Her great-great grandfather joined the congregation in the late 19th century, when it was called Winfield Methodist Church and met at a brick cathedral on the corner of 15th Street and Center Street. The congregation moved to its current location in 1921, when work began on the five-story building marked by Gothic windows, buttresses and an elaborately ornamented tower. It's listed on the National Register of Historic Places.
Boulden’s mother and father were married in the church. Her grandparents would take her to nighttime choir practices and set her loose in the five-story building.

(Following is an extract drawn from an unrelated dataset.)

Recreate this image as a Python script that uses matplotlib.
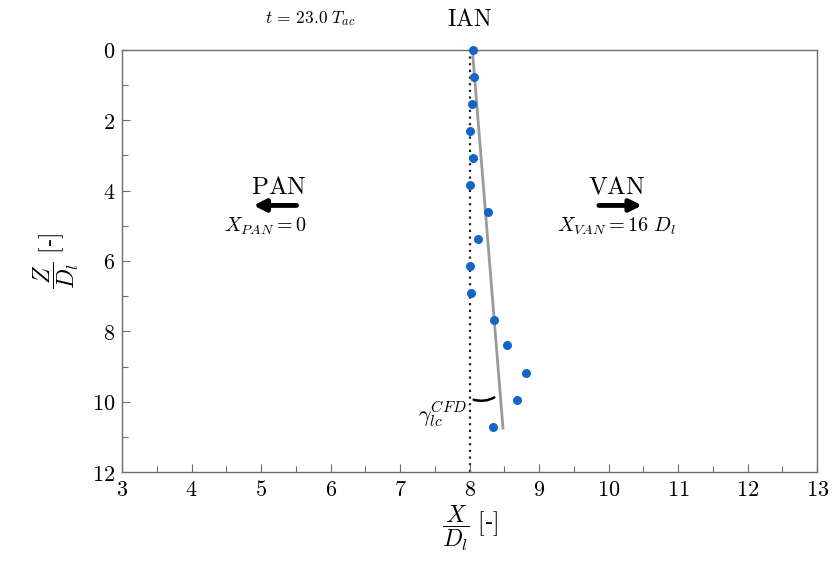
import numpy as np
import matplotlib
matplotlib.use("Agg")
import matplotlib.pyplot as plt
from matplotlib.patches import FancyArrowPatch
from matplotlib.ticker import MultipleLocator

plt.rcParams['mathtext.fontset'] = 'cm'
plt.rcParams['font.family'] = 'serif'
plt.rcParams['font.serif'] = ['DejaVu Serif']

# droplet centre positions
x_pts = [8.05, 8.06, 8.04, 8.01, 8.05, 8.00, 8.27, 8.12, 8.00, 8.02, 8.35, 8.54, 8.81, 8.68, 8.34]
z_pts = [0.00, 0.77, 1.53, 2.30, 3.07, 3.84, 4.60, 5.37, 6.14, 6.90, 7.67, 8.40, 9.18, 9.94, 10.71]
# fitted line (grey) and injector axis (dotted)
fit_x = [8.04, 8.48]
fit_z = [0.0, 10.75]
x_axis = 8.0

BLUE = '#1565c8'
GREY = '#6e6e6e'

fig = plt.figure(figsize=(8.33, 5.68), dpi=100)
ax = fig.add_axes([0.1465, 0.169, 0.8345, 0.743])

ax.axvline(x_axis, color='#222222', ls=(0, (1, 2.0)), lw=1.6, zorder=1)
ax.plot(fit_x, fit_z, color='#9a9a9a', lw=2.0, zorder=2)
ax.plot(x_pts, z_pts, 'o', color=BLUE, ms=6.5, mec='none', zorder=3, clip_on=False)

ax.set_xlim(3, 13)
ax.set_ylim(12, 0)
ax.xaxis.set_major_locator(MultipleLocator(1))
ax.xaxis.set_minor_locator(MultipleLocator(0.5))
ax.yaxis.set_major_locator(MultipleLocator(2))
ax.yaxis.set_minor_locator(MultipleLocator(1))
ax.tick_params(which='both', direction='in', color=GREY, labelsize=16, pad=5)
ax.tick_params(which='major', length=6, width=0.8)
ax.tick_params(which='minor', length=4, width=0.8)
ax.set_xticklabels([rf'$\mathbf{{{int(v)}}}$' for v in ax.get_xticks()])
ax.set_yticklabels([rf'$\mathbf{{{int(v)}}}$' for v in ax.get_yticks()])
for s in ax.spines.values():
    s.set_color(GREY)
    s.set_linewidth(1.0)

ax.set_xlabel(r'$\dfrac{X}{D_l}\ \mathrm{[}$-$\mathrm{]}$', fontsize=17, labelpad=2)
ax.set_ylabel(r'$\dfrac{Z}{D_l}\ \mathrm{[}$-$\mathrm{]}$', fontsize=17, labelpad=8)

# header texts
fig.text(0.372, 0.968, r'$t\, =\, 23.0\ T_{ac}$', fontsize=12.5, ha='center', va='center')
fig.text(0.564, 0.966, r'$\mathrm{IAN}$', fontsize=17, ha='center', va='center')

# PAN / VAN markers
ax.text(5.25, 3.9, r'$\mathrm{PAN}$', fontsize=18, ha='center', va='center')
ax.annotate('', xy=(4.85, 4.42), xytext=(5.55, 4.42),
            arrowprops=dict(arrowstyle='-|>,head_width=0.35,head_length=0.7', lw=3.5, color='k'))
ax.text(5.06, 5.02, r'$X_{PAN} = 0$', fontsize=14.5, ha='center', va='center')

ax.text(10.12, 3.9, r'$\mathrm{VAN}$', fontsize=18, ha='center', va='center')
ax.annotate('', xy=(10.52, 4.42), xytext=(9.82, 4.42),
            arrowprops=dict(arrowstyle='-|>,head_width=0.35,head_length=0.7', lw=3.5, color='k'))
ax.text(10.12, 5.02, r'$X_{VAN} = 16\ D_l$', fontsize=14.5, ha='center', va='center')

# deviation angle
arc = FancyArrowPatch((8.02, 9.92), (8.39, 9.84), arrowstyle='-',
                      connectionstyle='arc3,rad=0.25', lw=1.8, color='k')
ax.add_patch(arc)
ax.text(7.96, 10.35, r'$\gamma_{lc}^{CFD}$', fontsize=16, ha='right', va='center')

fig.savefig('out.png', dpi=100)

She wandered up the winding staircases, through pathways she imagined to be secret and forbidden. To ward off ghosts and bats, she walked on tiptoe across the balcony.
The bats were a real problem, said Anne Armstrong Holcomb, Boulden’s aunt and a former pastor of the church. They got into the organ pipes and would chitter during weddings. It finally cost $22,000 to have them exterminated.
The church no longer has money for such expenses. At one time, it drew over 3,400 people, more members than any Methodist congregation in Arkansas. On the day of the vote, fewer than 60 worshippers were in the pews. Twenty-nine members remained after the service to cast their ballots.
Coker announced the final count: one to stay, 28 to leave. Boulden cried and hugged the other members of the congregation.
“I keep thinking of a song,” she said the morning after the decision. “A church is not a building. It is not a steeple. A church is not a resting place. It is the people.”